In “A Health Food Store,” I seem determined to be alone in my loneliness, at least in this moment. My answer to “our solitary fancy” is “our independent manners.” Note the plural: “manners,” not “manner.” I remember exactly what I meant by this: “I am not faggy, like this fag.” We walk, taste artichokes, possess every handpicked delicacy, and sneak grapes into our canvas bags in totally different ways: I like a man and he like a fairy. Even as I participate in Ginsberg’s vision, I simultaneously distance myself from the queer literary tradition within which I am (rather pompously) trying to situate myself. A painful reminder I wrote this from inside the closet. If it were to see the light of day, I had to quiet its queerness, sweep over my homo tracks.

Apparently I felt I was covering myself enough with “independent manners” that I could call Ginsberg “queer father” toward the end of the poem. This, I optimistically reasoned, could be read as “father figure who happens to be queer,” or “strange father.” Only I would know I was really identifying Ginsberg as a sort of queer mentor, as Ginsberg does with Lorca and with his “lonely old courage-teacher,” Whitman. Maggie Nelson would do the same in The Argonauts in which she calls Ginsberg one of the “many-gendered mothers of [her] heart,” paraphrasing another queer poet, Dana Ward. In “A Kentucky of Mothers,” Ward writes that Ginsberg’s “motherhood awakened all my / senses.” Let the husbands and wives and their babies crowd the supermarket. I would come to love my big queer family less and less hesitantly. They would show me, to steal from Ginsberg again, how to put my queer shoulder to the wheel.

 

[i] Ginsberg echoes Lorca’s ode to Whitman: “And you, lovely Walt Whitman, stay asleep on the Hudson’s banks / with your beard toward the pole, openhanded.”

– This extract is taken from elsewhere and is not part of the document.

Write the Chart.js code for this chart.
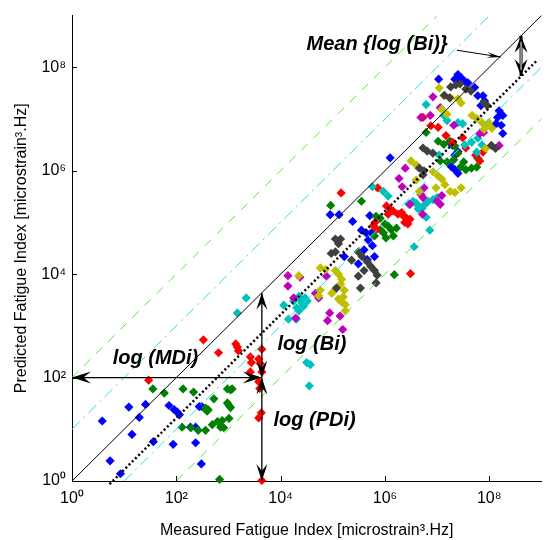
<!DOCTYPE html>
<html><head><meta charset="utf-8">
<script src="https://cdn.jsdelivr.net/npm/chart.js@4"></script>
<style>html,body{margin:0;padding:0;background:#fff}canvas{display:block}</style>
</head><body>
<canvas id="c" width="546" height="540"></canvas>
<script>
// Axis ticks
const TICK_VALUES = [1, 1e2, 1e4, 1e6, 1e8];
const TICK_LABELS = ['10⁰', '10²', '10⁴', '10⁶', '10⁸'];

// Scatter series: log10(measured) and log10(predicted)
const blueLogX = [0.58,1.09,1.29,1.41,1.15,1.56,0.73,0.93,1.86,1.96,2.02,2.06,1.94,2.27,2.37,2.44,2.49,2.37,2.48,
  4.95,5.12,5.38,5.71,6.10,5.55,5.64,5.74,5.68,5.76,5.60,5.80,5.22,5.66,5.49,
  7.03,7.40,7.46,7.34,7.53,7.43,7.59,7.72,7.78,7.88,7.91,7.84,8.19,8.26,8.16,8.13,8.23,8.26,7.24,7.30,7.40,7.34,7.27,7.34,7.40];
const blueLogY = [1.16,1.43,1.23,1.48,0.90,0.76,0.39,0.14,1.46,1.38,1.33,1.28,0.71,1.04,1.04,1.44,1.44,0.74,0.33,
  5.15,5.15,5.02,5.13,6.25,4.85,4.80,4.80,4.66,4.55,4.47,4.34,4.34,4.28,4.20,
  7.77,7.86,7.80,7.77,7.73,7.70,7.70,7.61,7.45,7.45,7.35,7.26,7.16,7.07,7.03,6.91,6.88,6.72,6.56,6.49,6.37,6.30,6.08,6.02,5.95];

const greenLogX = [1.55,1.77,2.13,2.33,2.56,2.61,2.59,2.72,2.98,3.04,3.07,2.98,3.01,3.04,2.11,2.28,2.42,2.56,2.69,2.79,2.88,2.85,2.91,3.01,2.83,
  4.96,5.55,5.83,5.91,6.00,6.06,6.12,6.22,5.91,5.97,6.02,6.16,5.80,6.18,
  6.79,7.02,7.13,7.25,7.34,7.06,7.19,7.32,7.40,7.51,7.55,7.66,7.78,7.76,7.45];
const greenLogY = [1.78,1.70,1.78,1.72,1.41,1.38,1.35,1.59,1.78,1.76,1.78,1.51,1.46,1.42,1.04,1.03,0.98,0.98,1.09,1.15,1.17,1.04,1.03,1.21,0.03,
  5.33,5.41,5.12,5.08,4.97,4.93,4.86,4.89,4.86,4.80,4.70,4.74,4.74,3.99,
  6.74,6.57,6.51,6.57,6.48,6.19,6.17,6.21,6.34,6.17,6.02,6.05,6.24,6.07,6.07];

const redLogX = [2.52,2.81,3.14,3.17,3.19,3.42,3.44,3.58,3.61,3.42,3.64,3.58,3.60,3.64,1.47,3.58,3.63,3.64,
  6.49,5.16,5.86,6.03,6.10,6.16,6.06,6.25,6.32,6.35,6.41,6.48,6.38,6.44,5.81,5.78,5.84,
  6.73,6.88,7.02,7.17,7.30,7.49,7.55,7.74,7.82,7.88];
const redLogY = [2.73,2.48,2.65,2.59,2.52,2.40,2.29,2.36,2.27,2.11,2.11,1.92,1.79,2.55,1.95,1.22,1.32,0.01,
  4.01,5.57,5.67,5.32,5.26,5.22,5.16,5.16,5.19,5.13,5.09,5.06,5.00,4.97,5.00,4.94,4.87,
  7.03,6.87,6.84,6.68,6.55,6.64,6.44,6.30,6.19,6.36];

const cyanLogX = [3.34,3.17,4.50,4.57,4.55,4.06,4.25,4.35,4.38,4.41,4.44,4.47,4.51,4.31,4.35,4.15,4.30,
  5.76,5.97,6.06,6.46,6.54,6.60,6.65,6.71,6.77,6.83,6.92,7.00,6.64,6.79,6.86,6.56,
  6.79,7.13,7.19,7.40,7.49,7.53,7.66,7.78,7.86,7.76,7.04];
const cyanLogY = [3.54,3.25,2.29,2.25,1.84,3.40,3.48,3.57,3.51,3.44,3.38,3.54,3.48,3.35,3.29,3.13,3.13,
  5.69,5.60,5.51,5.35,5.41,5.37,5.31,5.27,5.35,5.41,5.44,5.48,5.26,5.10,4.85,4.53,
  7.28,7.07,6.97,6.93,6.91,6.50,6.55,6.63,6.50,6.36,6.30];

const magentaLogX = [4.14,4.37,4.14,4.25,4.67,4.73,4.88,4.94,4.90,5.14,5.19,4.29,
  6.39,6.27,6.33,6.48,6.69,6.73,6.75,7.00,7.06,7.09,6.72,
  6.92,7.06,6.69,6.87,7.32,7.82,7.89,8.19];
const magentaLogY = [3.97,3.94,3.77,3.54,3.63,3.54,3.96,3.25,3.10,3.19,2.93,3.15,
  6.05,5.85,5.69,5.35,5.54,5.48,5.67,5.41,5.35,5.52,5.16,
  7.43,7.22,7.03,7.07,6.88,6.72,6.74,6.49];

const yellowLogX = [4.35,4.76,4.86,5.05,5.11,5.17,5.15,5.05,4.76,4.73,4.98,5.22,5.20,5.11,5.17,5.24,5.24,
  6.50,6.60,6.92,7.02,7.09,6.98,7.15,7.25,7.34,7.46,6.60,6.66,
  7.04,7.13,7.26,7.40,7.46,7.09,7.19,7.67,7.76,7.86,7.93,7.99,8.05,7.90,7.93];
const yellowLogY = [3.97,4.12,4.09,4.07,4.00,3.90,3.81,3.71,3.69,3.58,3.63,3.69,3.56,3.52,3.46,3.41,3.29,
  6.19,6.11,5.98,5.90,5.84,5.67,5.73,5.60,5.58,5.67,5.82,5.60,
  7.60,7.45,7.41,7.39,7.31,7.19,7.09,7.07,7.01,6.93,6.88,6.93,6.82,6.80,6.43];

const grayLogX = [5.05,5.15,5.11,4.97,5.05,5.49,5.56,5.66,5.73,5.60,5.80,5.36,5.49,5.85,5.53,5.07,5.83,
  7.14,7.24,7.26,7.36,7.44,7.55,7.65,7.90,7.96,6.73,6.81,6.92,6.66,6.75,6.73,8.04,8.12];
const grayLogY = [4.68,4.68,4.59,4.40,4.43,4.43,4.34,4.24,4.15,4.07,4.07,4.27,3.96,3.98,3.73,3.73,3.83,
  7.46,7.41,7.62,7.66,7.68,7.58,7.54,7.31,7.26,6.44,6.38,6.34,6.05,6.00,5.92,6.49,6.43];

// Reference lines (end points)
const identityX = [1, 1e9], identityY = [1, 1e9];
const meanFitX = [5.25, 7.9e8], meanFitY = [0.87, 1.3e8];
const upperGreenX = [1, 1e7], upperGreenY = [100, 1e9];
const lowerGreenX = [100, 1e9], lowerGreenY = [1, 1e7];
const upperCyanX = [1, 1e8], upperCyanY = [10, 1e9];
const lowerCyanX = [10, 1e9], lowerCyanY = [1, 1e8];

const pts = (lx, ly) => lx.map((v, i) => ({ x: Math.pow(10, v), y: Math.pow(10, ly[i]) }));
const seg = (xs, ys) => xs.map((v, i) => ({ x: v, y: ys[i] }));

const FONT = '"Liberation Sans", Arial, Helvetica, sans-serif';

// Annotations (data coordinates)
const ARROWS = [
  { x1: 1, y1: 100, x2: 4365, y2: 100, start: true, end: true, L: 19, W: 12, w: 1.3 },
  { x1: 4365, y1: 4365, x2: 4365, y2: 100, start: true, end: true, L: 17, W: 11, w: 1.3 },
  { x1: 4365, y1: 100, x2: 4365, y2: 1, start: true, end: true, L: 17, W: 11, w: 1.3 },
  { x1: 2.4e7, y1: 2.14e8, x2: 1.66e8, y2: 1.58e8, start: false, end: true, L: 14, W: 6, w: 1 },
  { x1: 4.07e8, y1: 4.07e8, x2: 4.07e8, y2: 6.8e7, start: true, end: true, L: 17, W: 13, w: 3, hollow: true }
];
const NOTES = [
  { text: 'log (MDi)', x: 39.8, y: 229 },
  { text: 'log (Bi)', x: 3.98e4, y: 437 },
  { text: 'log (PDi)', x: 4.47e4, y: 15.1 },
  { text: 'Mean {log (Bi)}', x: 7.08e5, y: 2.75e8 }
];

function head(ctx, tx, ty, dx, dy, L, W) {
  const px = -dy, py = dx;
  ctx.beginPath();
  ctx.moveTo(tx, ty);
  ctx.lineTo(tx - dx * L + px * W / 2, ty - dy * L + py * W / 2);
  ctx.lineTo(tx - dx * L * 0.6, ty - dy * L * 0.6);
  ctx.lineTo(tx - dx * L - px * W / 2, ty - dy * L - py * W / 2);
  ctx.closePath();
  ctx.fill();
}

const annot = {
  id: 'annot',
  afterDatasetsDraw(chart) {
    const { ctx, chartArea: ca } = chart;
    const xs = chart.scales.x, ys = chart.scales.y;
    ctx.save();
    // inward ticks
    ctx.strokeStyle = '#000'; ctx.lineWidth = 1;
    TICK_VALUES.forEach(v => {
      const px = Math.round(xs.getPixelForValue(v)) + 0.5;
      ctx.beginPath(); ctx.moveTo(px, ca.bottom); ctx.lineTo(px, ca.bottom - 5); ctx.stroke();
      const py = Math.round(ys.getPixelForValue(v)) + 0.5;
      ctx.beginPath(); ctx.moveTo(ca.left, py); ctx.lineTo(ca.left + 5, py); ctx.stroke();
    });
    // arrows
    ARROWS.forEach(a => {
      const x1 = xs.getPixelForValue(a.x1), y1 = ys.getPixelForValue(a.y1);
      const x2 = xs.getPixelForValue(a.x2), y2 = ys.getPixelForValue(a.y2);
      const len = Math.hypot(x2 - x1, y2 - y1), dx = (x2 - x1) / len, dy = (y2 - y1) / len;
      ctx.strokeStyle = '#000'; ctx.fillStyle = '#000'; ctx.lineWidth = a.w;
      ctx.beginPath(); ctx.moveTo(x1, y1); ctx.lineTo(x2, y2); ctx.stroke();
      if (a.end) head(ctx, x2, y2, dx, dy, a.L, a.W);
      if (a.start) head(ctx, x1, y1, -dx, -dy, a.L, a.W);
      if (a.hollow) {
        ctx.strokeStyle = '#fff'; ctx.lineWidth = 1;
        ctx.beginPath(); ctx.moveTo(x1 + dx * 6, y1 + dy * 6); ctx.lineTo(x2 - dx * 6, y2 - dy * 6); ctx.stroke();
      }
    });
    // text notes
    ctx.fillStyle = '#000';
    ctx.font = 'italic bold 20px ' + FONT;
    ctx.textAlign = 'center'; ctx.textBaseline = 'middle';
    NOTES.forEach(n => ctx.fillText(n.text, xs.getPixelForValue(n.x), ys.getPixelForValue(n.y)));
    ctx.restore();
  }
};

const scatterSet = (lx, ly, color, order) => ({
  data: pts(lx, ly), backgroundColor: color, borderColor: color, borderWidth: 0,
  pointStyle: 'rectRot', pointRadius: 4.6, showLine: false, clip: false, order
});
const lineSet = (xs, ys, color, width, dash, order) => ({
  data: seg(xs, ys), borderColor: color, backgroundColor: color, borderWidth: width,
  borderDash: dash, pointRadius: 0, showLine: true, fill: false, tension: 0, order, clip: false
});

new Chart(document.getElementById('c'), {
  type: 'scatter',
  data: {
    datasets: [
      lineSet(identityX, identityY, '#000', 1, [], 0),
      lineSet(meanFitX, meanFitY, '#000', 2.5, [2, 2.5], 0),
      lineSet(upperGreenX, upperGreenY, '#4dee2a', 1, [9, 8], 0),
      lineSet(lowerGreenX, lowerGreenY, '#4dee2a', 1, [9, 8], 0),
      lineSet(upperCyanX, upperCyanY, '#1ee0f0', 1, [11, 5, 2, 5], 0),
      lineSet(lowerCyanX, lowerCyanY, '#1ee0f0', 1, [11, 5, 2, 5], 0),
      scatterSet(grayLogX, grayLogY, '#404040', 1),
      scatterSet(yellowLogX, yellowLogY, '#bfbf00', 2),
      scatterSet(magentaLogX, magentaLogY, '#bf00bf', 3),
      scatterSet(cyanLogX, cyanLogY, '#00bfbf', 4),
      scatterSet(redLogX, redLogY, '#ff0000', 5),
      scatterSet(greenLogX, greenLogY, '#008000', 6),
      scatterSet(blueLogX, blueLogY, '#0000ff', 7)
    ]
  },
  options: {
    responsive: false, animation: false, events: [],
    layout: { padding: { top: 9, right: 2, left: 0, bottom: 0 } },
    plugins: { legend: { display: false }, tooltip: { enabled: false } },
    scales: {
      x: {
        type: 'logarithmic', min: 1, max: 1e9,
        afterBuildTicks: s => { s.ticks = TICK_VALUES.map(v => ({ value: v })); },
        afterFit: s => { s.height = 59; },
        grid: { display: false, drawTicks: false },
        border: { display: true, color: '#000', width: 1 },
        ticks: { color: '#000', font: { family: FONT, size: 16 }, padding: 8, maxRotation: 0, autoSkip: false,
          callback: v => { const i = TICK_VALUES.indexOf(v); return i >= 0 ? TICK_LABELS[i] : ''; } },
        title: { display: true, text: 'Measured Fatigue Index [microstrain³.Hz]', color: '#000',
          font: { family: FONT, size: 16 }, padding: { top: 0, bottom: 0 } }
      },
      y: {
        type: 'logarithmic', min: 1, max: 1e9,
        afterBuildTicks: s => { s.ticks = TICK_VALUES.map(v => ({ value: v })); },
        afterFit: s => { s.width = 72; },
        grid: { display: false, drawTicks: false },
        border: { display: true, color: '#000', width: 1 },
        ticks: { color: '#000', font: { family: FONT, size: 16 }, padding: 6, autoSkip: false,
          callback: v => { const i = TICK_VALUES.indexOf(v); return i >= 0 ? TICK_LABELS[i] : ''; } },
        title: { display: true, text: 'Predicted Fatigue Index [microstrain³.Hz]', color: '#000',
          font: { family: FONT, size: 16 }, padding: { top: 12, bottom: 0 } }
      }
    }
  },
  plugins: [annot]
});
</script>
</body></html>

[ii] In “A Health Food Store,” I replace the store detective (whatever that is) with the FBI. Did I know at the time that J. Edgar Hoover was a closeted queer who stopped at nothing to ruin the lives of his own kind?

[iii] Because I’m surprised to see him, maybe I thought O’Hara would be with me on this. Where would I have gotten that idea? Maybe from this line in “Ode”: “To be equal? it’s the worst!”